Em “Parque Mayer”, Vasconcelos, um cineasta já septuagenário, narra a luta de uma trupe de revisteiros para levar uma nova comédia, “À direita volver”, aos palcos apesar da patrulha dos censores de Salazar. O espetáculo é estruturado em meio à chegada de uma aspirante à atriz, Deolinda (Daniela Melchior), uma garota de programa vinda de Fátima que sonha deixar sua rotina na prostituição para viver do teatro e do canto. O coração da moça bate pelo autor da revista, Mário Pintor (Francisco Froes), em dúvida acerca de sua sexualidade. Mas ela sofre o cortejo do galã da peça, Eduardo (Diogo Morgado, um poço de carisma). Tudo isso se passa em meio a prisões, brutalidades estatais e o sonho de fazer da arte o recanto da liberdade.

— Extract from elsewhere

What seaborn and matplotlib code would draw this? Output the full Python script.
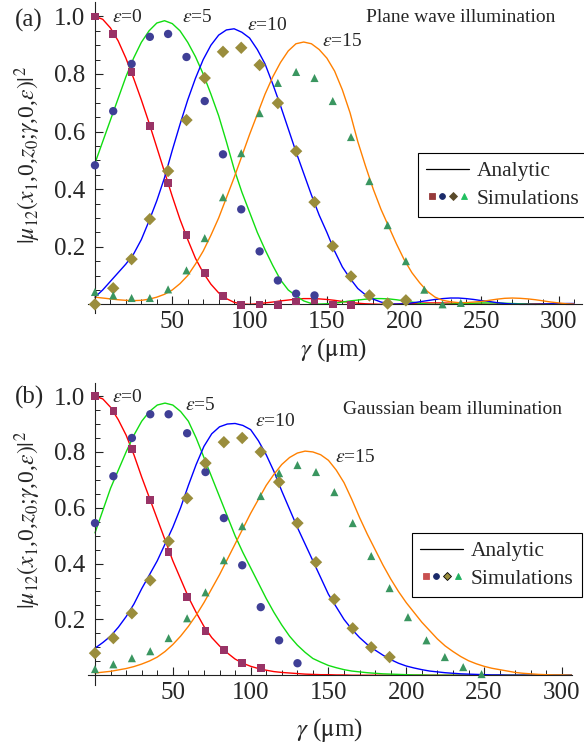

Fora “Parque Mayer”, há outros bons augúrios para Portugal no cinema neste ano que acaba de nascer, a começar pela presença do cinema português na competição oficial do Festival de Roterdã (de 23 de janeiro a 3 de fevereiro, na Holanda) com “Alva”, de Ico Costa: é uma trama de vingança sobre um homem que perdeu a guarda de suas filhas. Fora isso, há uma celebração entre a crítica local pelo regresso de um dos mais festejados realizadores locais: Pedro Costa, que hoje finaliza “As filhas do fogo”, quatro anos após ter sido laureado com o troféu de melhor diretor no Festival de Locarno por “Cavalo Dinheiro”. Há mais uma leva de diretores lusos de respeito com filmes novos a caminho. E, se não bastasse, eles ainda estão prestando um tributo a seu mestre maior, Manoel de Oliveira (1908-2015), realizador do cult “O princípio da incerteza” (2002), com uma retrospectiva na Cinemateca de Lisboa. É cinefilia por todos os lados, em variadas latitudes.